Side-by-side bar charts: logistic regression coefficients on the left, random-forest feature importances on the right, both ranking sex and class at the top

When I line up the logistic coefficients against the forest’s importances, they tell the same story in two dialects. The logistic model’s biggest weight by far is being male (coefficient -2.51 in log-odds), then third class (-1.93), then age (-0.49). The forest agrees: sex carries 45% of its importance, then fare and third class. Two completely different fitting procedures landed on one ranking. That is reassuring and a little deflating. The forest unlocked no secret structure. There is sex, class, and a fog of individual luck the data cannot see.

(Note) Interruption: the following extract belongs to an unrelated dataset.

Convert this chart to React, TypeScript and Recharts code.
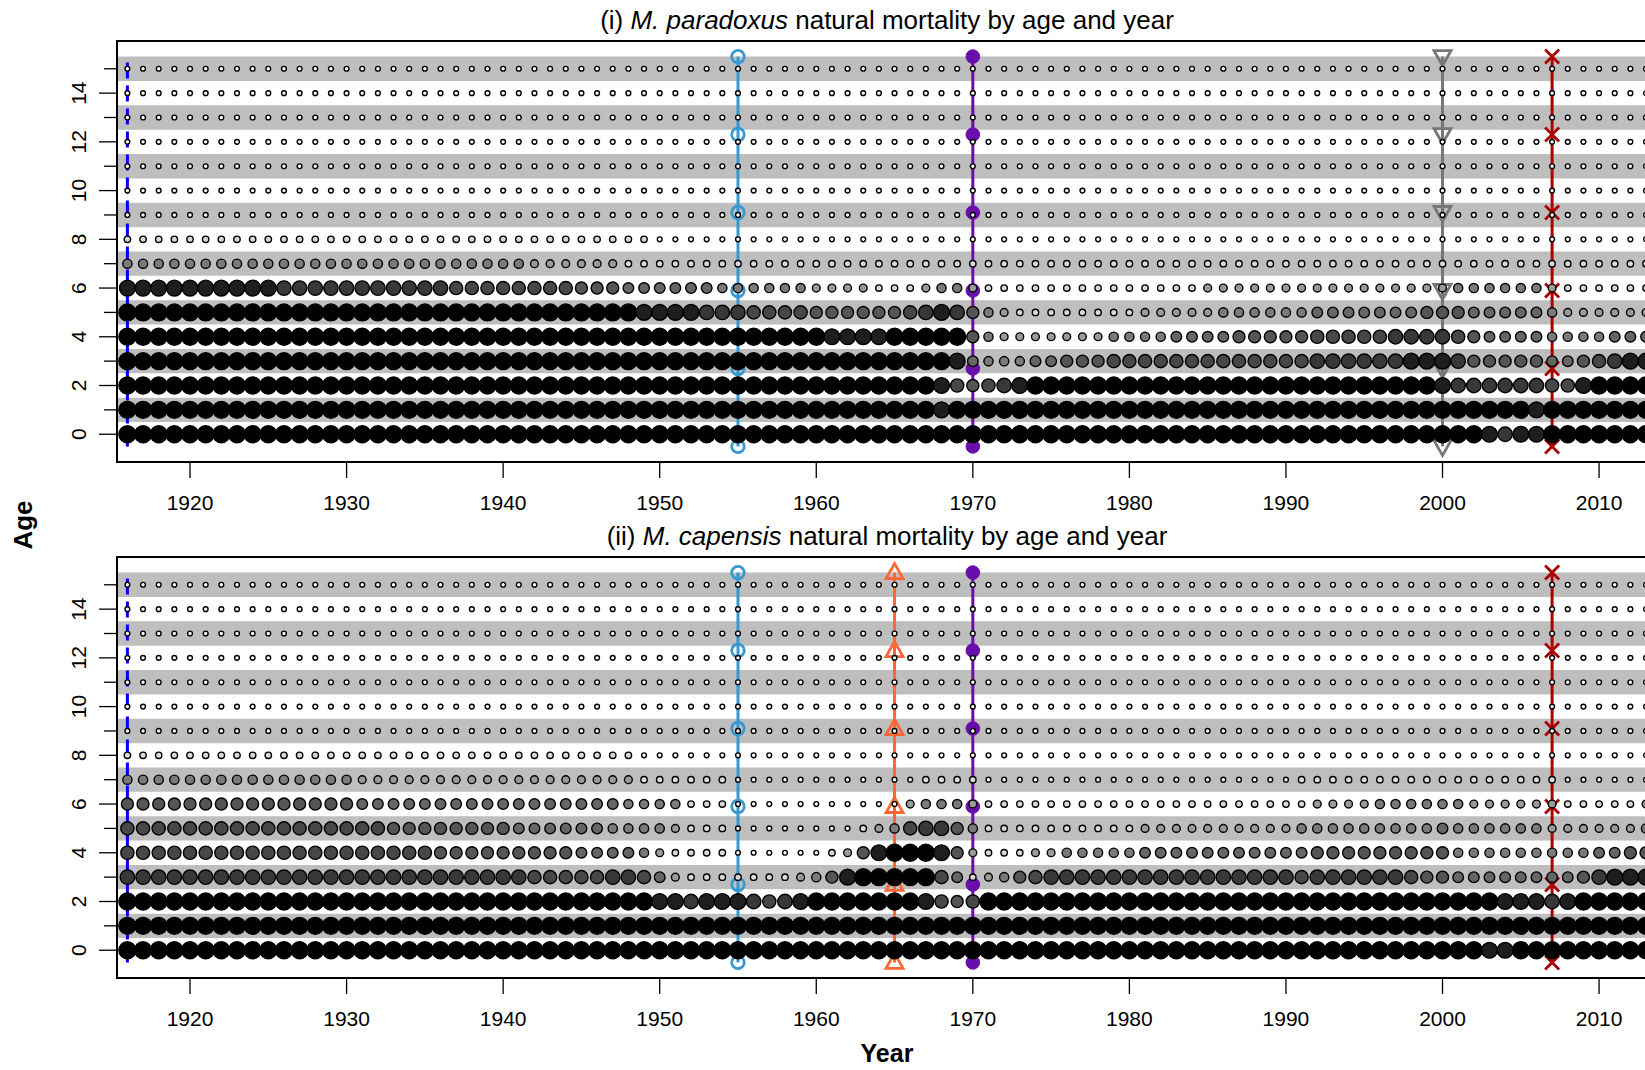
import React from 'react';
import { ScatterChart, Scatter, XAxis, YAxis, ReferenceArea } from 'recharts';

const FONT = '"Liberation Sans", Arial, Helvetica, sans-serif';

// columns start in 1916, one per year
const FIRST_YEAR = 1916;
const YEAR_TICKS = [1920, 1930, 1940, 1950, 1960, 1970, 1980, 1990, 2000, 2010];
const AGE_TICKS = [0, 1, 2, 3, 4, 5, 6, 7, 8, 9, 10, 11, 12, 13, 14, 15];
const BAND_AGES = [1, 3, 5, 7, 9, 11, 13, 15];
const MARK_AGES = [-0.5, 2.7, 5.9, 9.1, 12.3, 15.5];

// mortality level per year (0 = lowest .. 9 = highest), grouped 1916-19, 1920s ... 2010-13
const TINY = '0000 0000000000 0000000000 0000000000 0000000000 0000000000 0000000000 0000000000 0000000000 0000000000 0000';

const paradoxusRows = [
  '9999 9999999999 9999999999 9999999999 9999999999 9999999999 9999999999 9999999999 9999999999 9998788999 9999',
  '9999 9999999999 9999999999 9999999999 9999999999 9999999989 9999999999 9999999999 9999999999 9999998999 9999',
  '9999 9999999999 9999999999 9999999999 9999999999 9999999986 5678999999 9999999999 9999999999 8777777668 9999',
  '9999 9999999999 9999999999 9999999999 9999999999 9999999998 4333445556 6666666666 6677777788 8755555445 6788',
  '9999 9999999999 9999999999 9999999999 9999999999 9888899999 5322222223 3334444555 5566666777 7654444333 3444',
  '9999 9999999999 9999999999 9999999998 8887776666 5555556787 5321111111 1222223333 3344444445 5544444322 2222',
  '8888 8888887777 7777777666 6666655544 4444333333 2222111233 2111111111 1111122222 2222222222 2333333211 1111',
  '3333 3333333333 3333333333 3322222211 1111111111 1111111111 1111111111 1111111111 1111111111 1111111111 1111',
  '1111 1111111111 1111111111 1111111111 0000000000 0000000000 0000000000 0000000000 0000000000 0000000000 0000',
  TINY, TINY, TINY, TINY, TINY, TINY, TINY,
];

const capensisRows = [
  '9999 9999999999 9999999999 9999999999 9999999999 9999999999 9999999999 9999999999 9999999999 9998899999 9999',
  '9999 9999999999 9999999999 9999999999 9999999999 9999999999 9999999999 9999999999 9999999999 9999999999 9999',
  '9999 9999999999 9999999999 9999999999 8878887678 9999999865 6999999999 9999999999 9999999999 9999888789 9999',
  '7777 7777777777 7777777777 7766666776 4211111112 3589999964 1235677777 7777777777 7677777765 5444444445 7888',
  '6666 6666666666 6666665555 5555544443 2111100000 0125899985 2111223333 3444444444 4455555555 5333333333 4455',
  '6666 6666666666 6665555555 5444444333 3211100000 0001236775 3111111111 1222222222 2333333333 4333333222 2223',
  '5555 5555555555 5444444444 4444444433 3311100000 0000002333 2111111111 1111111111 1122223333 3322222211 1112',
  '3333 3333333333 3222222222 2222222221 1111100000 0000000111 1000000000 0000000000 0111111111 1111111100 0000',
  '1111 1111111111 1111111111 1111111110 0000000000 0000000000 0000000000 0000000000 0000000000 0000000000 0000',
  TINY, TINY, TINY, TINY, TINY, TINY, TINY,
];

const paradoxusLines = [
  { year: 1916, kind: 'dash', color: '#0000FF' },
  { year: 1955, kind: 'ring', color: '#3598D4' },
  { year: 1970, kind: 'dot', color: '#6A0DAD' },
  { year: 2000, kind: 'down', color: '#777777' },
  { year: 2007, kind: 'cross', color: '#AA0000' },
];

const capensisLines = [
  { year: 1916, kind: 'dash', color: '#0000FF' },
  { year: 1955, kind: 'ring', color: '#3598D4' },
  { year: 1965, kind: 'up', color: '#FF6633' },
  { year: 1970, kind: 'dot', color: '#6A0DAD' },
  { year: 2007, kind: 'cross', color: '#AA0000' },
];

// bubble look per level
const LEVEL_R = [2.4, 3.2, 3.9, 4.6, 5.3, 6.0, 6.6, 7.2, 7.9, 8.5];
const LEVEL_FILL = ['#ffffff', '#d9d9d9', '#9a9a9a', '#7a7a7a', '#666666', '#555555', '#474747', '#383838', '#1e1e1e', '#000000'];

const XMIN = 1915.336;
const XMAX = 2013.7;
const YMIN = -1.14;
const YMAX = 16.14;

function buildPoints(rows: string[]) {
  const pts: { year: number; age: number; lvl: number }[] = [];
  rows.forEach((row, age) => {
    row.replace(/ /g, '').split('').forEach((c, i) => {
      pts.push({ year: FIRST_YEAR + i, age, lvl: Number(c) });
    });
  });
  return pts;
}

const Bubble = (p: any) => {
  const l = p.payload.lvl;
  return <circle cx={p.cx} cy={p.cy} r={LEVEL_R[l]} fill={LEVEL_FILL[l]} stroke="#000" strokeWidth={1.4} />;
};

function markerShape(kind: string, color: string) {
  return (p: any) => {
    const { cx, cy } = p;
    if (kind === 'ring') return <circle cx={cx} cy={cy} r={6.3} fill="none" stroke={color} strokeWidth={2.8} />;
    if (kind === 'dot') return <circle cx={cx} cy={cy} r={6.8} fill={color} stroke={color} strokeWidth={1} />;
    if (kind === 'down')
      return <path d={`M${cx - 8.5},${cy - 6} L${cx + 8.5},${cy - 6} L${cx},${cy + 9} Z`} fill="none" stroke={color} strokeWidth={2.8} />;
    if (kind === 'up')
      return <path d={`M${cx - 8.5},${cy + 6} L${cx + 8.5},${cy + 6} L${cx},${cy - 9} Z`} fill="none" stroke={color} strokeWidth={2.8} />;
    if (kind === 'cross')
      return (
        <g stroke={color} strokeWidth={2.8}>
          <line x1={cx - 7} y1={cy - 7} x2={cx + 7} y2={cy + 7} />
          <line x1={cx - 7} y1={cy + 7} x2={cx + 7} y2={cy - 7} />
        </g>
      );
    return <g />;
  };
}

const AgeTick = (p: any) => {
  const { x, y, payload } = p;
  const v = payload.value;
  const even = v % 2 === 0;
  const lx = x - 38;
  return (
    <g>
      <line x1={x - (even ? 18 : 13)} x2={x} y1={y} y2={y} stroke="#000" strokeWidth={1.3} />
      {even && (
        <text x={lx} y={y} transform={`rotate(-90 ${lx} ${y})`} textAnchor="middle" dominantBaseline="central"
          fontSize={21} fontFamily={FONT} fill="#000">{v}</text>
      )}
    </g>
  );
};

function Panel({ top, title, rows, lines }: { top: number; title: React.ReactNode; rows: string[]; lines: any[] }) {
  const pts = buildPoints(rows);
  return (
    <div style={{ position: 'absolute', left: 0, top, width: 1700, height: 516 }}>
      <ScatterChart width={1700} height={516} margin={{ top: 41, right: 43, bottom: 4, left: 57 }}>
        <XAxis type="number" dataKey="year" domain={[XMIN, XMAX]} ticks={YEAR_TICKS} allowDataOverflow interval={0}
          axisLine={false} tickSize={16} tickMargin={17} height={50}
          tickLine={{ stroke: '#000', strokeWidth: 1.3 }}
          tick={{ fill: '#000', fontSize: 21, fontFamily: FONT }} />
        <YAxis type="number" dataKey="age" domain={[YMIN, YMAX]} ticks={AGE_TICKS} allowDataOverflow interval={0}
          axisLine={false} tickLine={false} tickSize={0} tickMargin={0} width={60} tick={<AgeTick />} />
        {BAND_AGES.map((a) => (
          <ReferenceArea key={a} y1={a - 0.5} y2={a + 0.5} fill="#BEBEBE" fillOpacity={1} stroke="none" />
        ))}
        <ReferenceArea x1={XMIN} x2={XMAX} y1={YMIN} y2={YMAX} fill="none" stroke="#000" strokeWidth={2} />
        {lines.map((ln) => (
          <Scatter key={ln.year} data={MARK_AGES.map((a) => ({ year: ln.year, age: a }))} fill={ln.color}
            line={{ stroke: ln.color, strokeWidth: 3, strokeDasharray: ln.kind === 'dash' ? '16 7' : undefined }}
            shape={markerShape(ln.kind, ln.color)} isAnimationActive={false} />
        ))}
        <Scatter data={pts} shape={Bubble} isAnimationActive={false} />
      </ScatterChart>
      <div style={{ position: 'absolute', left: 887, top: 20, transform: 'translate(-50%, -50%)', whiteSpace: 'nowrap',
        fontFamily: FONT, fontSize: 26, lineHeight: 1, color: '#000' }}>{title}</div>
    </div>
  );
}

export default function App() {
  return (
    <div style={{ position: 'absolute', left: 0, top: 0, width: 1645, height: 1070, overflow: 'hidden', background: '#fff' }}>
      <Panel top={0} rows={paradoxusRows} lines={paradoxusLines}
        title={<span>(i) <i>M. paradoxus</i> natural mortality by age and year</span>} />
      <Panel top={516} rows={capensisRows} lines={capensisLines}
        title={<span>(ii) <i>M. capensis</i> natural mortality by age and year</span>} />
      <div style={{ position: 'absolute', left: 23, top: 525, transform: 'translate(-50%, -50%) rotate(-90deg)',
        fontFamily: FONT, fontSize: 26, fontWeight: 'bold', lineHeight: 1, whiteSpace: 'nowrap' }}>Age</div>
      <div style={{ position: 'absolute', left: 887, top: 1053, transform: 'translate(-50%, -50%)',
        fontFamily: FONT, fontSize: 25, fontWeight: 'bold', lineHeight: 1, whiteSpace: 'nowrap' }}>Year</div>
    </div>
  );
}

What I would actually do with this

Ship the logistic model, but run it through a calibration step before anyone reads its probabilities as probabilities. That is the one concrete defect the test set surfaced. Do not reach for the forest expecting a lift; on this problem there is none to reach for. And treat the 78% ceiling as a feature of the world, not a failure of the model: the misses concentrate in the exact passengers whose survival sex and class could not agree on, and no amount of model complexity invents the information that would settle it.

One honesty note, the same one that shadows everything built on this dataset: it is 891 rows, age is missing for 177 of them (about 20%) and filled with a median inside the pipeline, and the test set is 223 people. The 0.002 AUC gap would wobble under a different seed. I would not bet the third decimal. I would bet the conclusion, because the coefficients, the importances, and the baseline all keep pointing at it.